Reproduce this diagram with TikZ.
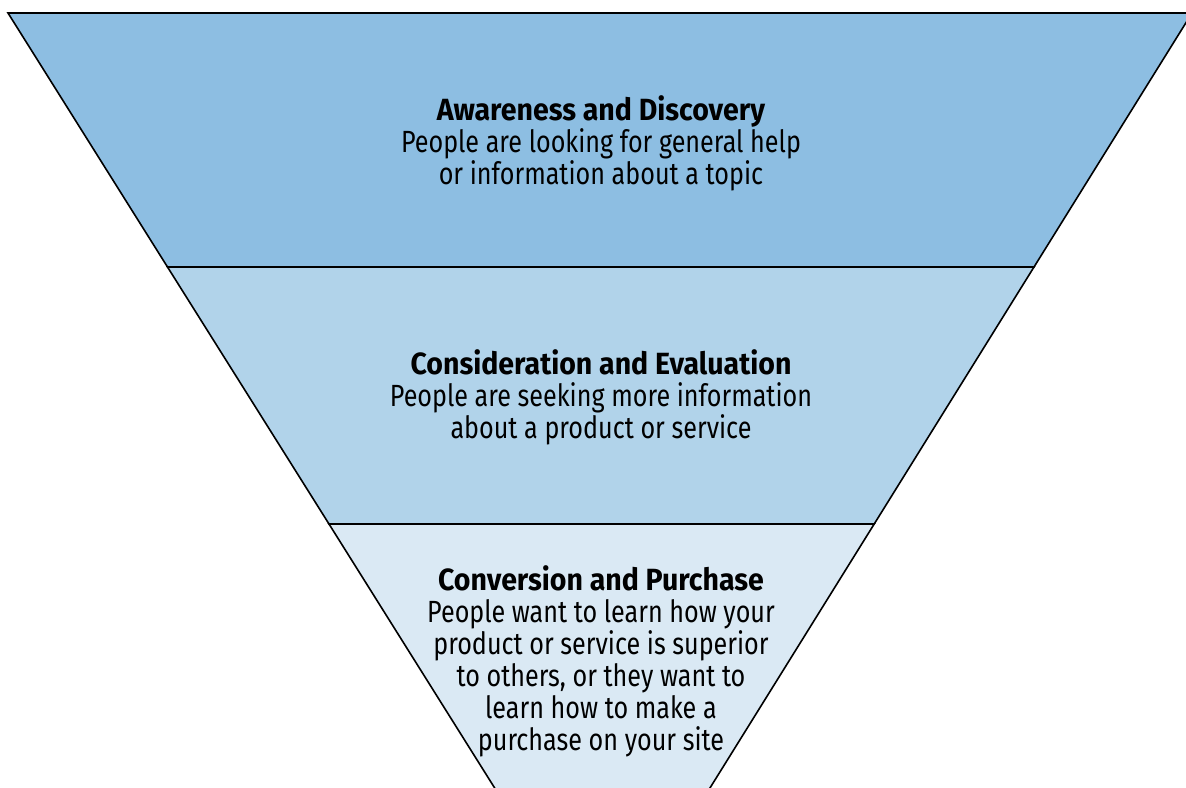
\documentclass[tikz,border=0pt]{standalone}
\usepackage{fontspec}
\setmainfont{Fira Sans}[UprightFeatures={FakeStretch=0.82},BoldFeatures={FakeStretch=0.93}]
\definecolor{topband}{RGB}{141,190,226}
\definecolor{midband}{RGB}{177,211,234}
\definecolor{lowband}{RGB}{218,233,244}

\begin{document}
\begin{tikzpicture}[x=0.75pt,y=0.75pt,yscale=-1,line join=miter]
	\tikzstyle{band1}=[line width=1.2pt,draw=black,fill=topband];
	\tikzstyle{band2}=[line width=1.2pt,draw=black,fill=midband];
	\tikzstyle{band3}=[line width=1.2pt,draw=black,fill=lowband];
	\tikzstyle{stage}=[align=center,anchor=north,inner sep=0pt,font=\fontsize{23}{24}\selectfont];

	\useasboundingbox (0,0) rectangle (1186,788);
	\clip (0,0) rectangle (1186,788);
	\draw[band1] (8,13) -- (1192,13) -- (1034,267) -- (167.5,267) -- cycle;
	\draw[band2] (167.5,267) -- (1034,267) -- (874.2,524) -- (329,524) -- cycle;
	\draw[band3] (329,524) -- (874.2,524) -- (702.5,800) -- (502.2,800) -- cycle;
	\node[stage] (awareness) at (601,95) {\textbf{Awareness and Discovery}\\People are looking for general help\\or information about a topic};
	\node[stage] (consideration) at (601,349) {\textbf{Consideration and Evaluation}\\People are seeking more information\\about a product or service};
	\node[stage] (conversion) at (601,565) {\textbf{Conversion and Purchase}\\People want to learn how your\\product or service is superior\\to others, or they want to\\learn how to make a\\purchase on your site};
\end{tikzpicture}
\end{document}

-*-*-

## Written problem
Give an exact reproduction of every line, leaving out any picture.

## Response for this exercise
Reproduce this diagram with TikZ.
\documentclass[tikz,border=0pt]{standalone}
\usepackage{fontspec}
\setmainfont{Fira Sans}[UprightFeatures={FakeStretch=0.82},BoldFeatures={FakeStretch=0.93}]
\definecolor{topband}{RGB}{141,190,226}
\definecolor{midband}{RGB}{177,211,234}
\definecolor{lowband}{RGB}{218,233,244}

\begin{document}
\begin{tikzpicture}[x=0.75pt,y=0.75pt,yscale=-1,line join=miter]
	\tikzstyle{band1}=[line width=1.2pt,draw=black,fill=topband];
	\tikzstyle{band2}=[line width=1.2pt,draw=black,fill=midband];
	\tikzstyle{band3}=[line width=1.2pt,draw=black,fill=lowband];
	\tikzstyle{stage}=[align=center,anchor=north,inner sep=0pt,font=\fontsize{23}{24}\selectfont];

	\useasboundingbox (0,0) rectangle (1186,788);
	\clip (0,0) rectangle (1186,788);
	\draw[band1] (8,13) -- (1192,13) -- (1034,267) -- (167.5,267) -- cycle;
	\draw[band2] (167.5,267) -- (1034,267) -- (874.2,524) -- (329,524) -- cycle;
	\draw[band3] (329,524) -- (874.2,524) -- (702.5,800) -- (502.2,800) -- cycle;
	\node[stage] (awareness) at (601,95) {\textbf{Awareness and Discovery}\\People are looking for general help\\or information about a topic};
	\node[stage] (consideration) at (601,349) {\textbf{Consideration and Evaluation}\\People are seeking more information\\about a product or service};
	\node[stage] (conversion) at (601,565) {\textbf{Conversion and Purchase}\\People want to learn how your\\product or service is superior\\to others, or they want to\\learn how to make a\\purchase on your site};
\end{tikzpicture}
\end{document}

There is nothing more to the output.